Follow. Follow. Follow.
This it seems to say but says no more.
_________________________________________________________
Portland, Oregon – December 16, 2020
The Forest Adventurous*
Advent.
Adventure.
________________________________________________
I stand in the realm of pale winter’s light
at the entrance to a deep forest darkness
without scrying sign, portending trail,
or vanishing point to guide my way.
The winter solstice is near. It promises, always,
short lit days, long dark hours, hints of snow.
Confused and worn memories tug at my coat;
expectations, desperate to steer my steps,
clutch at my ankles, grab my cuffs, pull on my belt.

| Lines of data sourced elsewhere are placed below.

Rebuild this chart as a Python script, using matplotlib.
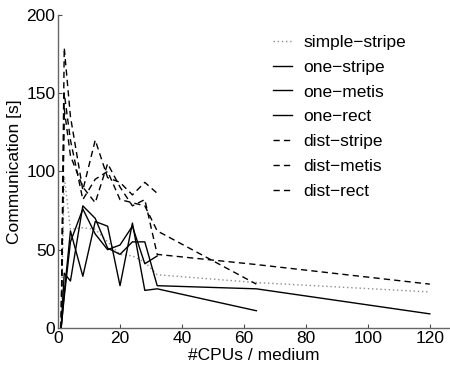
import numpy as np
from matplotlib import pyplot as plt

plt.rcParams['font.family'] = ['Liberation Sans', 'DejaVu Sans']
plt.rcParams['font.size'] = 12.5

# number of CPUs per medium
cpus = [1, 2, 4, 8, 12, 16, 20, 24, 28, 32, 64, 120]

simple_stripe = [0, 97, 63, 64, 63, 55, 47, 46, 42, 34, 29, 23]
one_stripe = [0, 22, 62, 33, 68, 65, 27, 67, 24, 25, 11]
one_metis = [0, 35, 30, 78, 70, 51, 47, 55, 55, 27, 25, 9]
one_rect = [0, 20, 55, 76, 60, 50, 53, 65, 41, 46]
dist_stripe = [0, 179, 135, 88, 120, 96, 93, 85, 93, 86]
dist_metis = [0, 150, 120, 82, 95, 100, 82, 80, 78, 62, 28]
dist_rect = [0, 140, 110, 90, 80, 105, 90, 78, 82, 47, 40.5, 28]

series = [
    ("simple\u2212stripe", simple_stripe, (0, (1, 2)), '0.55'),
    ("one\u2212stripe", one_stripe, '-', 'k'),
    ("one\u2212metis", one_metis, '-', 'k'),
    ("one\u2212rect", one_rect, '-', 'k'),
    ("dist\u2212stripe", dist_stripe, (0, (4.5, 3)), 'k'),
    ("dist\u2212metis", dist_metis, (0, (4.5, 3)), 'k'),
    ("dist\u2212rect", dist_rect, (0, (4.5, 3)), 'k'),
]

fig = plt.figure(figsize=(4.5, 3.71), dpi=100)
ax = fig.add_axes([0.129, 0.116, 0.871, 0.844])

for name, vals, ls, col in series:
    ax.plot(cpus[:len(vals)], vals, linestyle=ls, color=col, linewidth=1.0, label=name)

ax.set_xlim(0, 126.5)
ax.set_ylim(0, 200)
ax.set_xticks(np.arange(0, 121, 20))
ax.set_yticks(np.arange(0, 201, 50))
ax.tick_params(direction='in', length=3, colors='0.3', labelcolor='k', pad=2)
ax.spines['right'].set_visible(False)
ax.spines['top'].set_visible(False)
for s in ['left', 'bottom']:
    ax.spines[s].set_color('0.4')
    ax.spines[s].set_linewidth(1.0)

ax.set_xlabel("#CPUs / medium", labelpad=1.5)
ax.set_ylabel("Communication [s]", labelpad=3)

ax.legend(loc='upper left', bbox_to_anchor=(0.588, 0.93), bbox_transform=fig.transFigure,
          frameon=False, borderpad=0, handlelength=1.05, handletextpad=0.7, labelspacing=0.56)

fig.savefig("out.png", dpi=100)
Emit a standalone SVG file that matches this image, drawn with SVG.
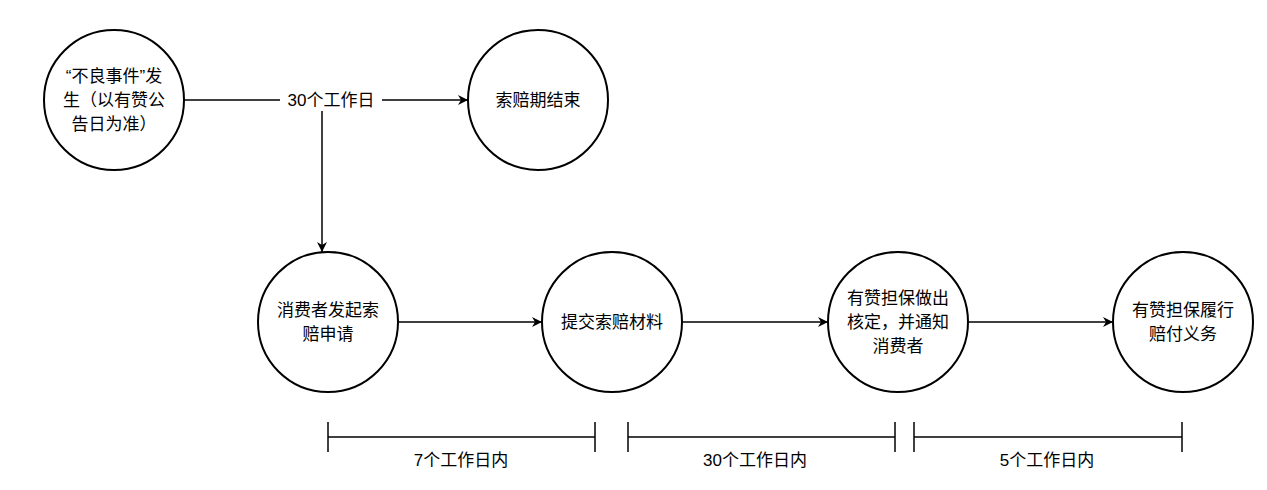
<svg xmlns="http://www.w3.org/2000/svg" width="1267" height="490" viewBox="0 0 1267 490">
<defs>
<marker id="ah" viewBox="0 0 10 10" refX="10" refY="5" markerWidth="10" markerHeight="10" markerUnits="userSpaceOnUse" orient="auto"><path d="M0,0 L10,5 L0,10 L3,5 Z" fill="#000"/></marker>
<style>
circle{fill:#fff;stroke:#000;stroke-width:2}
text{font-family:"Liberation Sans","Noto Sans CJK SC",sans-serif;font-size:17px;fill:#000;text-anchor:middle}
.c line{stroke:#000;stroke-width:1.5}
</style>
</defs>
<rect width="1267" height="490" fill="#fff"/>
<g class="c" id="connectors">
<line x1="184" y1="100" x2="468" y2="100" marker-end="url(#ah)"/>
<line x1="322" y1="100" x2="322" y2="252" marker-end="url(#ah)"/>
<line x1="398" y1="322" x2="542" y2="322" marker-end="url(#ah)"/>
<line x1="682" y1="322" x2="828" y2="322" marker-end="url(#ah)"/>
<line x1="968" y1="322" x2="1113" y2="322" marker-end="url(#ah)"/>
<rect x="280" y="89" width="102" height="22" fill="#fff"/>
<text x="331" y="106">30个工作日</text>
<line x1="328" y1="437" x2="595" y2="437"/><line x1="328" y1="422" x2="328" y2="452"/><line x1="595" y1="422" x2="595" y2="452"/>
<line x1="628" y1="437" x2="895" y2="437"/><line x1="628" y1="422" x2="628" y2="452"/><line x1="895" y1="422" x2="895" y2="452"/>
<line x1="914" y1="437" x2="1182" y2="437"/><line x1="914" y1="422" x2="914" y2="452"/><line x1="1182" y1="422" x2="1182" y2="452"/>
<text x="461" y="466">7个工作日内</text>
<text x="755" y="466">30个工作日内</text>
<text x="1047" y="466">5个工作日内</text>
</g>
<g id="n1"><circle cx="114" cy="100" r="70"/><text x="114" y="82">“不良事件”发</text><text x="114" y="106">生（以有赞公</text><text x="114" y="130">告日为准）</text></g>
<g id="n2"><circle cx="538" cy="100" r="70"/><text x="538" y="106">索赔期结束</text></g>
<g id="n3"><circle cx="328" cy="322" r="70"/><text x="328" y="316">消费者发起索</text><text x="328" y="340">赔申请</text></g>
<g id="n4"><circle cx="612" cy="322" r="70"/><text x="612" y="328">提交索赔材料</text></g>
<g id="n5"><circle cx="898" cy="322" r="70"/><text x="898" y="304">有赞担保做出</text><text x="898" y="328">核定，并通知</text><text x="898" y="352">消费者</text></g>
<g id="n6"><circle cx="1183" cy="322" r="70"/><text x="1183" y="316">有赞担保履行</text><text x="1183" y="340">赔付义务</text></g>
</svg>
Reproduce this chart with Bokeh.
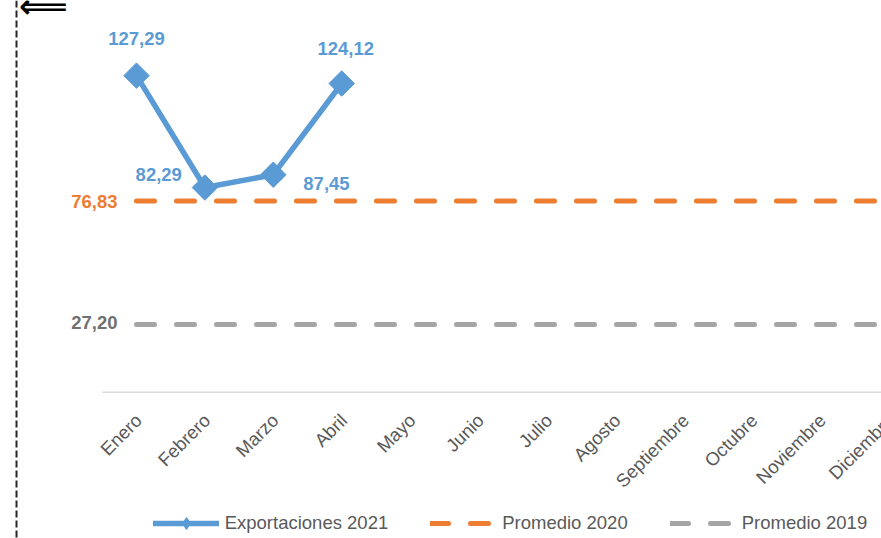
import math
from bokeh.plotting import figure
from bokeh.models import ColumnDataSource, Range1d, Legend, LegendItem, Span
from bokeh.core.properties import value
from bokeh.embed import file_html
from bokeh.resources import INLINE

# ---------------- data ----------------
months = ["Enero", "Febrero", "Marzo", "Abril", "Mayo", "Junio", "Julio",
          "Agosto", "Septiembre", "Octubre", "Noviembre", "Diciembre"]
exportaciones_2021 = [127.29, 82.29, 87.45, 124.12]
promedio_2020 = 76.83
promedio_2019 = 27.20
series_names = ["Exportaciones 2021", "Promedio 2020", "Promedio 2019"]

# ---------------- styles / layout ----------------
BLUE = "#5B9BD5"
ORANGE = "#ED7D31"
GRAY = "#A5A5A5"
TXT = "#595959"
FONT = "Liberation Sans"
FS = "18.5px"

W, H = 881, 538
PX_X = 68.4      # pixels per month
X0_PX = 136.0    # canvas x of first month
PX_Y = 2.487     # pixels per unit
Y0_PX = 391.7    # canvas y (from top) of value 0

x_start = -X0_PX / PX_X
x_end = (W - X0_PX) / PX_X
y_end = Y0_PX / PX_Y
y_start = -(H - Y0_PX) / PX_Y


def px_to_x(px):
    return x_start + px / PX_X


def py_to_y(py):
    return y_end - py / PX_Y


def fmt(v):
    return f"{v:.2f}".replace(".", ",")


p = figure(width=W, height=H, x_range=Range1d(x_start, x_end),
           y_range=Range1d(y_start, y_end), output_backend="svg",
           toolbar_location=None, x_axis_type=None, y_axis_type=None,
           min_border=0, min_border_left=0, min_border_right=0,
           min_border_top=0, min_border_bottom=0)
p.grid.visible = False
p.outline_line_color = None
p.background_fill_color = "white"
p.border_fill_color = "white"

idx = list(range(len(months)))

# baseline (category axis line)
p.segment(x0=[-0.5], y0=[0], x1=[len(months) - 0.5], y1=[0],
          line_color="#D9D9D9", line_width=1.5)

# month labels
p.text(x=idx, y=[0] * len(months), text=months, angle=math.pi / 4,
       text_align="right", text_baseline="middle", x_offset=2, y_offset=25,
       text_font=value(FONT), text_font_size=FS, text_color=TXT)

# average lines
r2020 = p.line(x=idx, y=[promedio_2020] * len(months), line_color=ORANGE,
               line_width=5, line_dash="18 22", line_cap="round")
r2019 = p.line(x=idx, y=[promedio_2019] * len(months), line_color=GRAY,
               line_width=5, line_dash="18 22", line_cap="round")

p.text(x=[0], y=[promedio_2020], text=[fmt(promedio_2020)], text_align="right",
       text_baseline="middle", x_offset=-19, y_offset=0,
       text_font=value(FONT), text_font_style="bold",
       text_font_size=FS, text_color=ORANGE)
p.text(x=[0], y=[promedio_2019], text=[fmt(promedio_2019)], text_align="right",
       text_baseline="middle", x_offset=-19, y_offset=-2,
       text_font=value(FONT), text_font_style="bold",
       text_font_size=FS, text_color="#707070")

# exports series
ex_idx = list(range(len(exportaciones_2021)))
rline = p.line(x=ex_idx, y=exportaciones_2021, line_color=BLUE, line_width=5.5,
               line_join="round", line_cap="round")
# small diamond used for the legend key (sits hidden beneath the big markers)
rkey = p.scatter(x=ex_idx, y=exportaciones_2021, marker="diamond", size=8,
                 fill_color=BLUE, line_color=BLUE)
rmark = p.scatter(x=ex_idx, y=exportaciones_2021, marker="square",
                  angle=math.pi / 4, size=18, fill_color=BLUE, line_color=BLUE)

lab_src = ColumnDataSource(dict(
    x=ex_idx, y=exportaciones_2021,
    text=[fmt(v) for v in exportaciones_2021],
    dx=[0, -23, 30, 4], dy=[-37, -13, 9, -35],
    align=["center", "right", "left", "center"],
))
p.text(x="x", y="y", text="text", x_offset="dx", y_offset="dy",
       text_align="align", text_baseline="middle", source=lab_src,
       text_font=value(FONT), text_font_style="bold",
       text_font_size=FS, text_color=BLUE)

legend = Legend(items=[
    LegendItem(label=series_names[0], renderers=[rline, rkey]),
    LegendItem(label=series_names[1], renderers=[r2020]),
    LegendItem(label=series_names[2], renderers=[r2019]),
], orientation="horizontal", location=(152.7, 0))
legend.glyph_width = 66
legend.glyph_height = 30
legend.label_height = 20
legend.label_standoff = 6
legend.spacing = 42
legend.padding = 0
legend.margin = 0
legend.border_line_color = None
legend.background_fill_alpha = 0
legend.label_text_font = FONT
legend.label_text_font_size = FS
legend.label_text_color = TXT
p.add_layout(legend, "center")

# decorations: left dashed border and arrow
p.add_layout(Span(location=px_to_x(16), dimension="height", line_color="#262626",
                  line_width=2, line_dash="7 3"))
p.text(x=[px_to_x(18.5)], y=[py_to_y(5.5)], text=["\u27f8"],
       text_font=value("DejaVu Sans"), text_font_style="bold",
       text_font_size="34px",
       text_align="left", text_baseline="middle", text_color="black")

open("out.html", "w").write(file_html(p, INLINE))
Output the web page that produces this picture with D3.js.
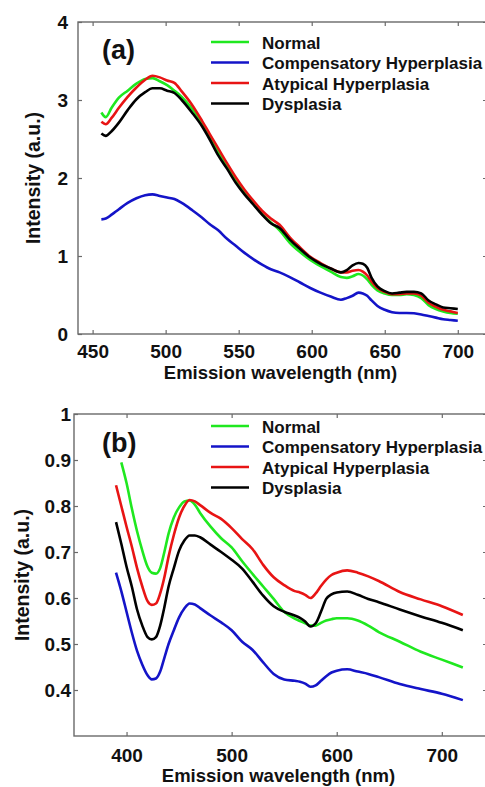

The hidden path in front of me waits patient,
without fear, demand, or remorse.
I feel it’s invitation from out of the darkness –
whispers, voices, songs, blown by winds
near me, around me, in me.
Portland, Oregon – Season of Advent, December 6, 2020
Joseph Campbell relates a passage from La Queste del Saint Graal regarding the Arthurian myth and the beginning of the Knight’s quest for the Holy Grail: “They thought it would be a disgrace to go forth in a group. Each entered the Forest Adventurous at that point which he himself had chosen, where it was darkest and there was no way or path. You enter the forest at the darkest point, where there is no path. Where there’s a way or path, it is someone else’s path; each human being is a unique phenomenon.'” (Pathways to Bliss, p. xxvi.)
The Spirit
The Spirit blows where she wills.
I believe I hear her voice…
I cannot see her.
I turn in circles, round and round,
waiting on whispers in the wind
wisdom seeking, beseeching…
her warm breath.
This is the how it is for us
who wake with wind in our ears –
born of the Spirit.
She called us then.
She will call us again.
Portland, Oregon – Feast of Pentecost, May 31, 2020
The Gospel of John, 3:8, the “original” version: “The Spirit blows where it wills, and you hear the sound of it, and you do not know whence it comes or whither it goes; so it is with everyone who is born of the Spirit.”
Viral Morning
Morning rises in day speckles
multifaceted green hue and blend.
Trees tall of evergreen break
the blue sky into silhouettes –
pointy pine needle etchings
carved into patches of bright sky
still cold from the chill night.
All in a spring morning –
bird call, little girl scream
delighted bike riding fast
leaving parents behind on the road.
Verdant vegetative bursting, virus
spreading, water seeping down
to seas and shadowy depths.
Morning and the green filtered
sky cannot hold the silence –
waiting and fear falling as rain.
I hold these in my own green life
through this lovely and cold
viral spring morning.
Portland, Oregon – May 6, 2020
Shifting World
When the world shifts
I must shift
or walk along the road
where time has gone.
My tasks and the world
shift under pressure –
when a small thing,
a stone in a shoe,
stops the big things.
Tasks remain to do
when the sun rises.
When night comes
I lay them down
to sleep and dream.
Portland, Oregon – April 8, 2020
We Bloom
In cold springtime
we poke up sun reaching
drink frosty rain
bloom with flowers.
Other live things bloom
grow across the world
become part of vibrant life
cause sickness and death.
Little different we
from viral living beings.
We infect the world
cause sickness and death.
Before me the horizon blooms
with life never imagined.
Oh, to bask in the light
before sickness and death.
Portland, Oregon – March 24, 2020
The worldwide pandemic (Coronavirus, Covid 19) is currently ravishing the world.